Not Need En Banc Review

The coup de grace of Judge Kozinski's opinion was his repeated assertions that his three-judge panel did NOT need to call for an en banc rehearing in spite of conflicts with so many other Circuits, as well as with a number of decisions in the 9th Circuit BAP and 9th Circuit bankruptcy courts. Why?: He simply did not find those other cases persuasive.
[W]e have taken a close look at the contrary holdings of our sister circuits in order to determine whether we have strayed off course, in which case we would call for rehearing en banc to correct our caselaw. But we don’t find the reasoning of the two other circuits persuasive. Seeing no reason to change course, we continue to follow [9th Circuit precedent] Pardee.
. . . .
We do not find this [due process] reasoning [by the 4th, 6th & 7th Circuits] persuasive and thus have no occasion to call for rehearing en banc to consider overruling [9th Circuit precedent] In re Gregory.

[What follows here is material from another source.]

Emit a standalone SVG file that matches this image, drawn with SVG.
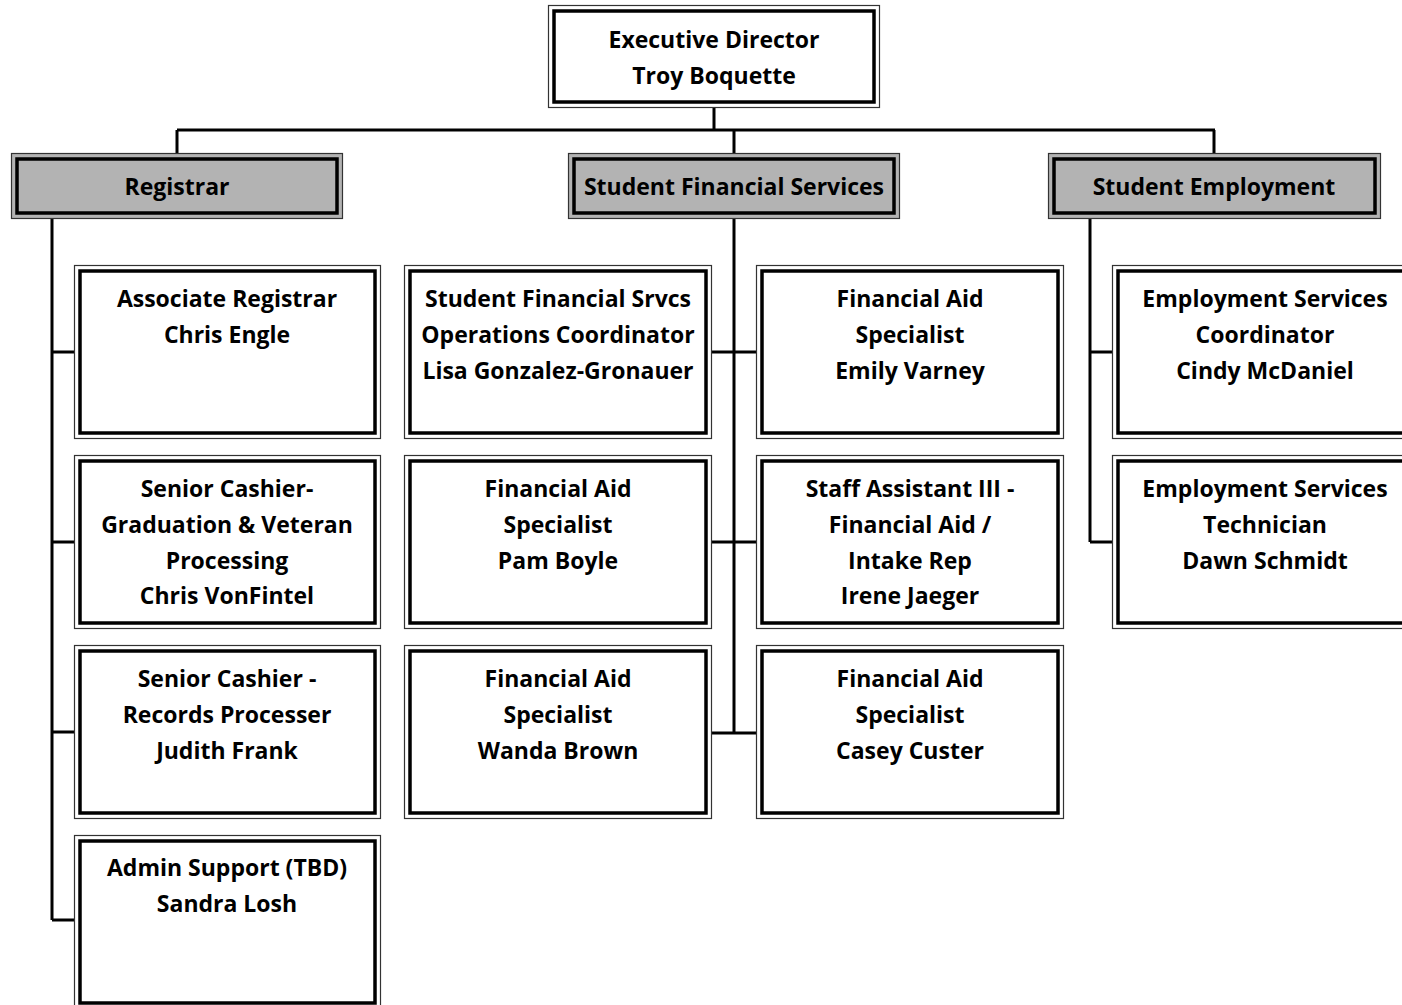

I can't help but muse whether he had other reason for not asking for en banc review: Did he perhaps harbor some fear that the en banc 9th Circuit would not stand by him, or he did not want to tempt such challenge to his "authority" as chief judge among his brother and sister judges? Note that his opinion barely cites any authority outside the Ninth Circuit, other than a 58-year old Supreme Court decision. And he is pushing a rationale based in large part on a 10th Circuit case that was repudiated last year by an en banc decision of the 10th Circuit. Principled and gutsy, or stubborn and erroneous, in any event it's an entertaining opinion.